All the Labour contenders for the Mayor of London race, apart from Gareth Thomas, voted against the bill.
In a move that infuriated some of those loyal to Ms Harman, Andy Burnham tonight wrote a letter to all Labour MPs signalling that he would vote with the party whip but making clear abstaining was not his preferred position.
The Shadow Health Secretary, who revealed he had told the Shadow Cabinet last week he found the bill 'unsupportable', also warned that if he became leader he would order colleagues to vote against the bill's third reading this autumn.
Mr Burnham ridiculed Ms Harman last week, declaring that as a father of three children he would fall foul of 'George and Harriet's two-child test'.
Within minutes of the rebellion, he posted on Facebook that 'I'm firing the starting gun on Labour's opposition to this Bill."
"If I am elected leader in September, I am determined that Labour will fight this regressive Bill word by word, line by line.
"I am clear that if the Government do not make major changes to protect working families, children and the disabled, then, under my Leadership, Labour will oppose this Bill with everything we’ve got when it comes back before MPs later this year."
However, Mr Burnham's critics within the party attacked him for both undermining the acting leader by briefing on private talks at Shadow Cabinet and for not following through his rhetoric to vote against the bill at second reading.
A spokesman for Ms Harman said: "This won't come as a big surprise, Harriet was clear in her position - that Labour should abstain - and the majority of Labour MPs backed that.
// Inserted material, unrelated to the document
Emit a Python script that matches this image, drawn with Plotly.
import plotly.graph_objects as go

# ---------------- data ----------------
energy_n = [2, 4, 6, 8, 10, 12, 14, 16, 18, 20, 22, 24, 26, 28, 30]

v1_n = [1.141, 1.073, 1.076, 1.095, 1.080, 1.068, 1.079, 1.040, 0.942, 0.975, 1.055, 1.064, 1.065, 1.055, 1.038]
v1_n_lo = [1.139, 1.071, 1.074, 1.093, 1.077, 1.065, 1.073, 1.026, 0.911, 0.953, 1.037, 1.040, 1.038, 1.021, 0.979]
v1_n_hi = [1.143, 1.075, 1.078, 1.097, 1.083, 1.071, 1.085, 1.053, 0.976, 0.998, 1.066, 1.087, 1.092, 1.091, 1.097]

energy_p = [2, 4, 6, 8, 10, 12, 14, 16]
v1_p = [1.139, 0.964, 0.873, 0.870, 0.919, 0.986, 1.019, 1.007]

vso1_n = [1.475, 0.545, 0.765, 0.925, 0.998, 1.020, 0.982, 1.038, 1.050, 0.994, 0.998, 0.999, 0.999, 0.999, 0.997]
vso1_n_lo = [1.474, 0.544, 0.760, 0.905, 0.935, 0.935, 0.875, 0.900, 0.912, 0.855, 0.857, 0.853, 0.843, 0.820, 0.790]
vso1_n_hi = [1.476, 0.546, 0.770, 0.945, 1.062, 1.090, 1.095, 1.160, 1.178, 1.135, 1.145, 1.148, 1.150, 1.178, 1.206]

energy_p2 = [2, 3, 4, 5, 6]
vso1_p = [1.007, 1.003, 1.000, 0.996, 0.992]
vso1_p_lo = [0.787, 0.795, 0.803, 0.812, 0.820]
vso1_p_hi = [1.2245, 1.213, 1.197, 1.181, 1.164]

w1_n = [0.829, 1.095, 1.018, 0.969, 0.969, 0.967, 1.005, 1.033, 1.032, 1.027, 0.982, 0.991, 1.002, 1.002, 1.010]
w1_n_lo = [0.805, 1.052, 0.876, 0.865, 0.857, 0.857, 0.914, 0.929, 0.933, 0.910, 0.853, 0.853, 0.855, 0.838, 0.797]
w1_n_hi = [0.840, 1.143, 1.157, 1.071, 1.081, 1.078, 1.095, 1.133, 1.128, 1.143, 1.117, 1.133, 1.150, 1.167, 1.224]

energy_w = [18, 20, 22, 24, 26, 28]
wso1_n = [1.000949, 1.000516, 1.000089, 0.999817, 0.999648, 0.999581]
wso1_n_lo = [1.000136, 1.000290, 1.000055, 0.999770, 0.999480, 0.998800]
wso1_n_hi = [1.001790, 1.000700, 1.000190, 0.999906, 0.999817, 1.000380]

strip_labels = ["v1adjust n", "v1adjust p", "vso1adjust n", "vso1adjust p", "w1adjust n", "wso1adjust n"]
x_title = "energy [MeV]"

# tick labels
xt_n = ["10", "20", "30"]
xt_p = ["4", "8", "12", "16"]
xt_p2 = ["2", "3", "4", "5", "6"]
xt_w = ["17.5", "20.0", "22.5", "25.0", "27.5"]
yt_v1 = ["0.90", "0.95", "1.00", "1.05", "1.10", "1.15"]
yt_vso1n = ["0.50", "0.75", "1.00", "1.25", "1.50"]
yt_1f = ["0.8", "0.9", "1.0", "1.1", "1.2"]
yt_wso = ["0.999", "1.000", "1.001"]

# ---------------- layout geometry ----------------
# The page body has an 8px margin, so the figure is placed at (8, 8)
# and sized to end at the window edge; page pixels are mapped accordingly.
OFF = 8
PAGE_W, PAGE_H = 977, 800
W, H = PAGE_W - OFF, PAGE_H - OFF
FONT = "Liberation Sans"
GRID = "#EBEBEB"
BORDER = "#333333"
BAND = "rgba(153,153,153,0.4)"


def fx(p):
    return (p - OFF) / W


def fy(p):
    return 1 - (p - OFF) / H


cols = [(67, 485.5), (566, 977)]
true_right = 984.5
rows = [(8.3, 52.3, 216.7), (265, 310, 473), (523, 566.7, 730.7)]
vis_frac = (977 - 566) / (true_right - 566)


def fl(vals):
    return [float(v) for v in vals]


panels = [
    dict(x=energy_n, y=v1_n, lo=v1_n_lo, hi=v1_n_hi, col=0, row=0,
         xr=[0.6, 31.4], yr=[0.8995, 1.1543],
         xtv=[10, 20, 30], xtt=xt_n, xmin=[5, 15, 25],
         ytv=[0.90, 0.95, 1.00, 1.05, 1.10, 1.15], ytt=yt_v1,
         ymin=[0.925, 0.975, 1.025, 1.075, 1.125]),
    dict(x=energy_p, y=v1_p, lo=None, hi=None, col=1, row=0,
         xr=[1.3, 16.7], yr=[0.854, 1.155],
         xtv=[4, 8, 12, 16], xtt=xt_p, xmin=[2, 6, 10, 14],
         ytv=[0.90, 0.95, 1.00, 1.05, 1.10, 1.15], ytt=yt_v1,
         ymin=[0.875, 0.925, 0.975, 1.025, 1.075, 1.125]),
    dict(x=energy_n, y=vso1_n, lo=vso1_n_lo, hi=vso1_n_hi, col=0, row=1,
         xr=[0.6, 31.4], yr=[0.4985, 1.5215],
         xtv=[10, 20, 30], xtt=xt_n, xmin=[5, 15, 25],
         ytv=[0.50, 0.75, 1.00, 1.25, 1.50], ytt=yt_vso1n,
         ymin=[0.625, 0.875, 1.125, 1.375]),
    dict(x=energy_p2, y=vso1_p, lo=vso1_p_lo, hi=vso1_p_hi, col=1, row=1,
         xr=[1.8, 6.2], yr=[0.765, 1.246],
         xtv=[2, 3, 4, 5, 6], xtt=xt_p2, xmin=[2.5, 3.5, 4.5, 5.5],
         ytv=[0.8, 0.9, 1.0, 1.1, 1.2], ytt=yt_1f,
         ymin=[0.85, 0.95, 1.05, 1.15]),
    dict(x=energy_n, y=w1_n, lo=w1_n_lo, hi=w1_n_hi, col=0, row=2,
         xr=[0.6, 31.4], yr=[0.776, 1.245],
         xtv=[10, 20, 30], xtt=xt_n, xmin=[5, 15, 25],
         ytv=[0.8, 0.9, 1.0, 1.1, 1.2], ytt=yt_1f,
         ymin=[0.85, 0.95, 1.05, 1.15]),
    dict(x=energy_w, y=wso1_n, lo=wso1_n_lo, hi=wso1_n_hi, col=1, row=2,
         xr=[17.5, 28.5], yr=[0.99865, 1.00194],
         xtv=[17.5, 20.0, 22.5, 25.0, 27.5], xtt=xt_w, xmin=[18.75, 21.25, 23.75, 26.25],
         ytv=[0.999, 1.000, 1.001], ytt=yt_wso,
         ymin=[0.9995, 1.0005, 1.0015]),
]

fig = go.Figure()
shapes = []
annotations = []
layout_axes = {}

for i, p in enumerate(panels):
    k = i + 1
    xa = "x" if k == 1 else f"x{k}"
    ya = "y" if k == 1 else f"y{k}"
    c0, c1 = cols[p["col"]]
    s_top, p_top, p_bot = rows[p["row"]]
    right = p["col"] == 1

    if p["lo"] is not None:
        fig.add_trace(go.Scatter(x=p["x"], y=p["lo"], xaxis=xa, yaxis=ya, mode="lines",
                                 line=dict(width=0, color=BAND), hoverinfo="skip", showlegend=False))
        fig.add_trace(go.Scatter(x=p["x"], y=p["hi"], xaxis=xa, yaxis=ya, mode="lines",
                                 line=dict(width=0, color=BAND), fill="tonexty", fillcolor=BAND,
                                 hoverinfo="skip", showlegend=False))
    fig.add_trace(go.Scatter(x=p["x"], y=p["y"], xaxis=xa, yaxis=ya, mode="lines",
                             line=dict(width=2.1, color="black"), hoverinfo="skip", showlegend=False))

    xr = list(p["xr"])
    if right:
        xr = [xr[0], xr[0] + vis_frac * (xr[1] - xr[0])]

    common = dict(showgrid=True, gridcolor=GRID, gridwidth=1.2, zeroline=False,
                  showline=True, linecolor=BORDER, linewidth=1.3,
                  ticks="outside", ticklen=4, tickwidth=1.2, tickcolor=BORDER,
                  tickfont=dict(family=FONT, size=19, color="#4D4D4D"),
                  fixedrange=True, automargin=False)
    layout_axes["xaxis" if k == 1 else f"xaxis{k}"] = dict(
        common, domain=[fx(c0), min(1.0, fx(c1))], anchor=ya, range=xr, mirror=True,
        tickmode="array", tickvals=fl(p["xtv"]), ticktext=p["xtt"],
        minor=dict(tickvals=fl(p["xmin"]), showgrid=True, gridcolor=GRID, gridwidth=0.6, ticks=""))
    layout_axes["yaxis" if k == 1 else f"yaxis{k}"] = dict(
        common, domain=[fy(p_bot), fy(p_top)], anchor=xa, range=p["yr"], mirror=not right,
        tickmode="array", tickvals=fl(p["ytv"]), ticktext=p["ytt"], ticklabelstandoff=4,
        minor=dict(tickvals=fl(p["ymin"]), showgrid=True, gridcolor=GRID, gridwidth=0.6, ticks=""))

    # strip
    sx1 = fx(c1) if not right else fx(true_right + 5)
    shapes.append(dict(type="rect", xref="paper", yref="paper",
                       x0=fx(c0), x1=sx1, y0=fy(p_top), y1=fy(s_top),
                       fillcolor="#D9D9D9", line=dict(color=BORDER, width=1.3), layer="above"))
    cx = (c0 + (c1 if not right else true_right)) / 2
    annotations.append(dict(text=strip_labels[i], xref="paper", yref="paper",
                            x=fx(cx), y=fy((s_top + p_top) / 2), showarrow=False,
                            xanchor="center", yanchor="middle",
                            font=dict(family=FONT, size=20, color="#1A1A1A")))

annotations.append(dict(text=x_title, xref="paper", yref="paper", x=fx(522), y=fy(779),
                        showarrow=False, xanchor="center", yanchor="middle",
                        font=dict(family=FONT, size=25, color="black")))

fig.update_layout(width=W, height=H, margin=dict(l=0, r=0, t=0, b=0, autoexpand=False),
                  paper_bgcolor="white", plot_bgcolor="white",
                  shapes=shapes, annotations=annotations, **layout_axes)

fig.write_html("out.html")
However we always knew there wold be a certain number of people who took a different view."
A Labour source told The Huffington Post UK that Ms Harman was "happy that the Shadow ministerial line held".
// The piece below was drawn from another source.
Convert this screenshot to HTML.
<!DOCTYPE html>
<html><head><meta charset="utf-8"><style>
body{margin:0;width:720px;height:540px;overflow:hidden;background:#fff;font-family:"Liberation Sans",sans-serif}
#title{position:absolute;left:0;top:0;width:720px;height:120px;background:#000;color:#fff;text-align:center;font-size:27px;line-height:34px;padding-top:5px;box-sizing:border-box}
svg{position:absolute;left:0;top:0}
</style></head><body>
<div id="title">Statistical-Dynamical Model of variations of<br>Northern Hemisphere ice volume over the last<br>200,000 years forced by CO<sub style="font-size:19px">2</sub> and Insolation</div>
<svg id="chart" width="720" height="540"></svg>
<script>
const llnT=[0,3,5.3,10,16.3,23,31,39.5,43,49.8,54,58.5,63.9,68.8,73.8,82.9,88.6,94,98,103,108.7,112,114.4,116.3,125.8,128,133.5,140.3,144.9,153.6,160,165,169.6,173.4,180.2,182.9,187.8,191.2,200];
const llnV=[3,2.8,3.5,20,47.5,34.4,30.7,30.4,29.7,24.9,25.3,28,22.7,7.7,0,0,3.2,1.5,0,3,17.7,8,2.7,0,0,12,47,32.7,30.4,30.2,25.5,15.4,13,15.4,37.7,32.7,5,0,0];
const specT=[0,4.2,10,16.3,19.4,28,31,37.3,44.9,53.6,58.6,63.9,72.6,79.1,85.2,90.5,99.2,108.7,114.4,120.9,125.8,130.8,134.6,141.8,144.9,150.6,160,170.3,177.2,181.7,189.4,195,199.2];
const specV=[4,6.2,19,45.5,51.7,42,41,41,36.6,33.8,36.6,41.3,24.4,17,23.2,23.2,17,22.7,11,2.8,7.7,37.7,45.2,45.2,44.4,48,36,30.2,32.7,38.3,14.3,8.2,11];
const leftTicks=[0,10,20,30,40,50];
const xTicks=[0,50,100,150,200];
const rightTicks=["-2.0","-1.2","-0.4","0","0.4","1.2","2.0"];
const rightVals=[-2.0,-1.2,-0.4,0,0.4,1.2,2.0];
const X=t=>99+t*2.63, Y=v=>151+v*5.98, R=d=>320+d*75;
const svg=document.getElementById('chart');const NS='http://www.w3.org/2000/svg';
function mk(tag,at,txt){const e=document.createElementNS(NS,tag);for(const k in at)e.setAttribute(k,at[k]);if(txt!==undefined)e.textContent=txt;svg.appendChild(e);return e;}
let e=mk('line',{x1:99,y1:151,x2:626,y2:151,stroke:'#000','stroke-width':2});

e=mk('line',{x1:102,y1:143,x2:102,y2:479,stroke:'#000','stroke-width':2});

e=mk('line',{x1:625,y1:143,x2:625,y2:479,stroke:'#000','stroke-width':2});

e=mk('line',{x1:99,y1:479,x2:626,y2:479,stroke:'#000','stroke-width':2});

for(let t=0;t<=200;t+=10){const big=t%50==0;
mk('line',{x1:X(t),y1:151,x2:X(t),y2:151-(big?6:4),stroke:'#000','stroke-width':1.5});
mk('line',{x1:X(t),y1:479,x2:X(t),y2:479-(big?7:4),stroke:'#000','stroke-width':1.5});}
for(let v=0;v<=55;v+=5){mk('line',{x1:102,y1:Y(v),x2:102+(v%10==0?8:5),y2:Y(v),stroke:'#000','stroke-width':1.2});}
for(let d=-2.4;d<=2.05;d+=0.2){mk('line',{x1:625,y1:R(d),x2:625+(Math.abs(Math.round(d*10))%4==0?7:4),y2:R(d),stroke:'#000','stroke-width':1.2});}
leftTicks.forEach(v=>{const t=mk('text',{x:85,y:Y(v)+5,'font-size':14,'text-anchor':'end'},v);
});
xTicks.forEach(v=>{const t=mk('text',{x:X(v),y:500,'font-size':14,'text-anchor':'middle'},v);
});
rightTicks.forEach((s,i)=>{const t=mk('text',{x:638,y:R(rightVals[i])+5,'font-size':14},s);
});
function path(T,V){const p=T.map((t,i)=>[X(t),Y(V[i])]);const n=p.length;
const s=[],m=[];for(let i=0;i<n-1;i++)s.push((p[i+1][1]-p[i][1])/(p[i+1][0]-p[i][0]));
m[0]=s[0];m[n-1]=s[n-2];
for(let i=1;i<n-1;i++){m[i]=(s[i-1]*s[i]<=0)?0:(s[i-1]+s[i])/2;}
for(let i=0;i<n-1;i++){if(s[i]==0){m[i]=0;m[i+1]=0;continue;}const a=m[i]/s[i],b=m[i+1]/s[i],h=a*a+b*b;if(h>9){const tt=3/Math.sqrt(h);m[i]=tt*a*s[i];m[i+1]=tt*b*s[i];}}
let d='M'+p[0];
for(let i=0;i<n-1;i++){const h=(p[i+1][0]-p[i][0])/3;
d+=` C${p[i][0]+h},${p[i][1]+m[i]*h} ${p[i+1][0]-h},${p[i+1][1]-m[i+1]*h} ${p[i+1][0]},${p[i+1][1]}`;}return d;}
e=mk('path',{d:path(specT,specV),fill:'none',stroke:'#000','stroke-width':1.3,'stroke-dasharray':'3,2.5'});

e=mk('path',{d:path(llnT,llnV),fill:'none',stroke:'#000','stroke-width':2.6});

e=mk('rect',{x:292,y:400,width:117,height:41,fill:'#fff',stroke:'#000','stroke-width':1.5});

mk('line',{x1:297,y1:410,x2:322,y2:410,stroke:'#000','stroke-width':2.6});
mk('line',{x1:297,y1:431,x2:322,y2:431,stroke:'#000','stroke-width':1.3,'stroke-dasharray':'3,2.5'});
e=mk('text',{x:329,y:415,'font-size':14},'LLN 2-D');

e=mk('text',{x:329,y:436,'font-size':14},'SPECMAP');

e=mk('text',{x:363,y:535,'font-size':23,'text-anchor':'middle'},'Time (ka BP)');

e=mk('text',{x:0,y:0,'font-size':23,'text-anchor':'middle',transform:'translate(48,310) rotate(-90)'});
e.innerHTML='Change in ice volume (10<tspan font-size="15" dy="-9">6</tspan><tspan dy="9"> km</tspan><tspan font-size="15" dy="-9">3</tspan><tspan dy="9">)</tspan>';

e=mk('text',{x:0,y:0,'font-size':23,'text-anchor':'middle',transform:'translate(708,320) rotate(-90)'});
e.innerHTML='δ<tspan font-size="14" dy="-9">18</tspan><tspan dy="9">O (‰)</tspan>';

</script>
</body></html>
"There were very similar numbers of Labour rebels in other welfare votes, including a couple of years ago under Ed M and even in the very first months of Tony Blair's government," the source said.
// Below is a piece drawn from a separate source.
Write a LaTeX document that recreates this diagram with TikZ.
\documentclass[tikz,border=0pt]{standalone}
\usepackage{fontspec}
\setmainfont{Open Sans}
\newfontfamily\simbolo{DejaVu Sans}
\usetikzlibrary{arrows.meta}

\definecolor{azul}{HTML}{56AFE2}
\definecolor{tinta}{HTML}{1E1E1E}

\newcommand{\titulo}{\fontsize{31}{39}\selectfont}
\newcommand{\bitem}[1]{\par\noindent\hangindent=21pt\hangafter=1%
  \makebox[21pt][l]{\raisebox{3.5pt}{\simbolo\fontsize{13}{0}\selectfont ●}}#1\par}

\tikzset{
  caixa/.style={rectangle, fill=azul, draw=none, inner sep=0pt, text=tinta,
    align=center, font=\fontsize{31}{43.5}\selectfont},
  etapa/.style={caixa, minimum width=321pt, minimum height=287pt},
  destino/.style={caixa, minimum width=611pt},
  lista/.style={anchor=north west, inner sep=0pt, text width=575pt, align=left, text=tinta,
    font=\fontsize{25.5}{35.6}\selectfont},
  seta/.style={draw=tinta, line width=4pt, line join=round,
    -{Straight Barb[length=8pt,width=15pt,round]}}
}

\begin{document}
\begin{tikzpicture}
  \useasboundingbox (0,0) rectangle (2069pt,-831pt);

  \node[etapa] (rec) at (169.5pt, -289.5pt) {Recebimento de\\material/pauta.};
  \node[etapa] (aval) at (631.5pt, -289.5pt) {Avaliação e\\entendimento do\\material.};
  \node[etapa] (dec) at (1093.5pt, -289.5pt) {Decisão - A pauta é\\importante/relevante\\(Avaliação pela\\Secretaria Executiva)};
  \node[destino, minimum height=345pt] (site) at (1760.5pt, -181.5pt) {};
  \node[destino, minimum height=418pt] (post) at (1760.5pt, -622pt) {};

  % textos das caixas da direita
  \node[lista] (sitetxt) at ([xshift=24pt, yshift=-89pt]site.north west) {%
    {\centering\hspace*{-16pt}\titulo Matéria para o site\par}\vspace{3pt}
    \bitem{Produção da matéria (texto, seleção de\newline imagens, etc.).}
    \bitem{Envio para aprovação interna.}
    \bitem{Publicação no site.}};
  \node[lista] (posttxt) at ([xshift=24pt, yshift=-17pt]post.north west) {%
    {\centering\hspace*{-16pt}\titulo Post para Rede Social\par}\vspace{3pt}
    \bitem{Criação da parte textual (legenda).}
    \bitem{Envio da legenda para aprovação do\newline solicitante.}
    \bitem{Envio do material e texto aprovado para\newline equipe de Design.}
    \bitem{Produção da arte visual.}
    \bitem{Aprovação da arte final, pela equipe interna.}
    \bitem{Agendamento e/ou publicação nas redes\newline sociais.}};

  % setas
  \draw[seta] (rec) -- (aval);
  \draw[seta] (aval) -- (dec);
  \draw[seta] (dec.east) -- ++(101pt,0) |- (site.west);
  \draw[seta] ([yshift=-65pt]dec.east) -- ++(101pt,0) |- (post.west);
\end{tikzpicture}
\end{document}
But Iain Duncan Smith pounced on the size of the Labour rebellion to declare: "It’s clear that Labour are still the same old anti-worker party – just offering more welfare, more borrowing and more taxes.”
Chief Secretary to the Treasury, Greg Hands, was merciless in making fun of Labour's troubles.
The row began eight days ago when Ms Harman said that while she opposed key elements of the Tory plans, Labour could not be seen to be opposing the benefits cap or limiting benefits to two children families.
Both Yvette Cooper and Mr Burnham instantly said that they wanted a 'reasoned amendment' to the bill, seeking to protect tax credits, and the Labour leader faced a backlash among backbenchers.
Liz Kendall, Andy Burnham, Yvette Cooper and Jeremy Corbyn
Only Liz Kendall gave Ms Harman her strong backing during a stormy meeting of the Parliamentary Labour Party last week.
Former shadow minister Helen Goodman, who vowed that upto 40 MPs would vote against the bill, then piled the pressure on the leadership by tabling a 'wrecking' amendment of her own.
In a bid to reduce any Labour rebellion, Ms Harman finally tabled her own amendment late last week but still insisted that if it failed then her party should abstain.
During the heated debate today, a string of Labour MPs made impassioned speeches on the bill.
Ms Goodman said: "I’ve been in this House for 10 years, I’ve never voted against my party’s whip... But I think there are so many issues in this bill which are deeply concerning that I cannot avoid going into the no lobby tonight."
At the start of the debate, Iain Duncan Smith told Mr Corbyn that he wished him well in the Labour contest, joking that the leftwinger should know that being Leader of the Opposition was not all 'it's cracked up to be'.
Earlier today, George Osborne urged Labour MPs to support the Government to help the cause of welfare reform.